SUPPLIED INFORMATION —
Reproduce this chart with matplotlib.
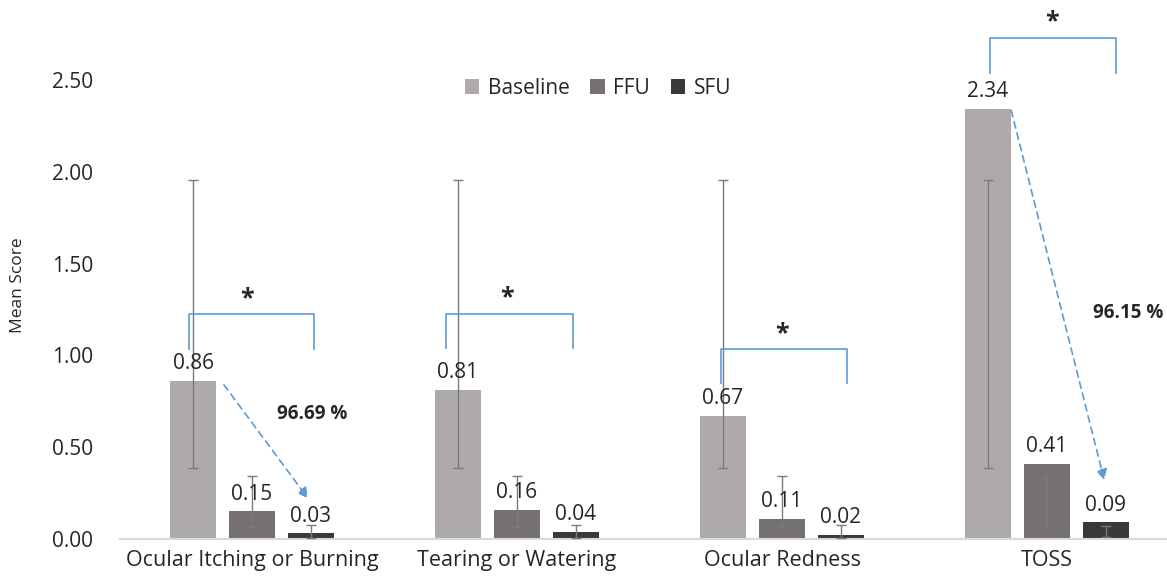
import matplotlib.pyplot as plt
import numpy as np

# data
groups = ["Ocular Itching or Burning", "Tearing or Watering", "Ocular Redness", "TOSS"]
baseline = [0.86, 0.81, 0.67, 2.34]
ffu = [0.15, 0.16, 0.11, 0.41]
sfu = [0.03, 0.04, 0.02, 0.09]

# error bar ends (low, high) as drawn in the reference
baseline_lo = [0.385, 0.385, 0.385, 0.385]
baseline_hi = [1.953, 1.953, 1.953, 1.953]
ffu_lo = [0.068, 0.068, 0.068, 0.065]
ffu_hi = [0.342, 0.342, 0.342, 0.336]
sfu_lo = [0.005, 0.008, 0.008, 0.01]
sfu_hi = [0.078, 0.078, 0.078, 0.072]

series_names = ["Baseline", "FFU", "SFU"]
series_colors = ["#AEAAAA", "#767171", "#3A3838"]
reductions = {0: "96.69 %", 3: "96.15 %"}

plt.rcParams['font.family'] = ['Open Sans', 'DejaVu Sans']
TXT = "#262626"
BLUE = "#5B9BD5"

fig = plt.figure(figsize=(11.67, 5.82), dpi=100)
ax = fig.add_axes([119.5 / 1167, 43 / 582, 1060 / 1167, 459 / 582])

x = np.arange(len(groups))
w = 0.174
step = 0.2226

all_vals = [baseline, ffu, sfu]
all_lo = [baseline_lo, ffu_lo, sfu_lo]
all_hi = [baseline_hi, ffu_hi, sfu_hi]

for i, (vals, lo, hi) in enumerate(zip(all_vals, all_lo, all_hi)):
    pos = x + (i - 1) * step
    bars = ax.bar(pos, vals, w, color=series_colors[i], label=series_names[i], zorder=2)
    lo = np.array(lo)
    hi = np.array(hi)
    mid = (lo + hi) / 2
    ax.errorbar(pos, mid, yerr=(hi - lo) / 2, fmt='none', ecolor="#7A7A7A",
                elinewidth=1, capsize=3.5, capthick=1, zorder=3)
    ax.bar_label(bars, labels=[f"{v:.2f}" for v in vals], padding=5,
                 fontsize=15, color=TXT)

# significance brackets: (left, right, top, bottom, star x offset)
brackets = [
    (-0.239, 0.235, 1.226, 1.036, -0.019),
    (-0.267, 0.212, 1.227, 1.038, -0.037),
    (-0.229, 0.247, 1.033, 0.852, 0.0),
    (-0.215, 0.262, 2.730, 2.540, 0.019),
]
for g, (l, r, top, bot, sx) in enumerate(brackets):
    ax.plot([g + l, g + l, g + r, g + r], [bot, top, top, bot], color=BLUE,
            lw=1.2, clip_on=False, zorder=4)
    ax.text(g + sx, top + 0.085, "*", ha='center', va='center', fontsize=18,
            fontweight='bold', color=TXT, clip_on=False)

# dashed reduction arrows
arrows = {0: ((-0.106, 0.84), (0.212, 0.22)), 3: ((-0.135, 2.335), (0.216, 0.32))}
text_pos = {0: (0.095, 0.68), 3: (0.172, 1.229)}
for g, ((x0, y0), (x1, y1)) in arrows.items():
    ax.annotate("", xy=(g + x1, y1), xytext=(g + x0, y0),
                arrowprops=dict(arrowstyle='-|>', color=BLUE, lw=1.2,
                                linestyle=(0, (4, 3)), mutation_scale=16,
                                shrinkA=0, shrinkB=0), zorder=4)
    tx, ty = text_pos[g]
    ax.text(g + tx, ty, reductions[g], ha='left', va='center', fontsize=13.5,
            fontweight='bold', color=TXT, clip_on=False)

ax.set_xlim(-0.5, 3.5)
ax.set_ylim(0, 2.5)
ax.set_xticks(x)
ax.set_xticklabels(groups, fontsize=15.5, color=TXT)
ax.set_yticks(np.arange(0, 2.51, 0.5))
ax.set_yticklabels([f"{t:.2f}" for t in np.arange(0, 2.51, 0.5)], fontsize=15, color=TXT)
ax.tick_params(axis='both', length=0)
ax.tick_params(axis='y', pad=19)
ax.tick_params(axis='x', pad=8)
for s in ['left', 'top', 'right']:
    ax.spines[s].set_visible(False)
ax.spines['bottom'].set_color("#D9D9D9")
ax.spines['bottom'].set_linewidth(1.5)

fig.text(18 / 1167, 1 - 285 / 582, "Mean Score", rotation=90, ha='center',
         va='center', fontsize=12.5, color=TXT)

fig.legend(loc='center', bbox_to_anchor=(598 / 1167, 1 - 88 / 582), ncol=3,
           frameon=False, fontsize=15, handlelength=0.7, handleheight=0.7,
           handletextpad=0.4, columnspacing=1.0, labelcolor=TXT)

fig.savefig("out.png", dpi=100)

WHAT TO WORK ON — Give back exactly the lines from the first line of the data through the line with "sfu_hi = [0.078, 0.078, 0.078, 0.072]", pictures excluded.

SOLUTION FOR THIS PROBLEM —
Reproduce this chart with matplotlib.
import matplotlib.pyplot as plt
import numpy as np

# data
groups = ["Ocular Itching or Burning", "Tearing or Watering", "Ocular Redness", "TOSS"]
baseline = [0.86, 0.81, 0.67, 2.34]
ffu = [0.15, 0.16, 0.11, 0.41]
sfu = [0.03, 0.04, 0.02, 0.09]

# error bar ends (low, high) as drawn in the reference
baseline_lo = [0.385, 0.385, 0.385, 0.385]
baseline_hi = [1.953, 1.953, 1.953, 1.953]
ffu_lo = [0.068, 0.068, 0.068, 0.065]
ffu_hi = [0.342, 0.342, 0.342, 0.336]
sfu_lo = [0.005, 0.008, 0.008, 0.01]
sfu_hi = [0.078, 0.078, 0.078, 0.072]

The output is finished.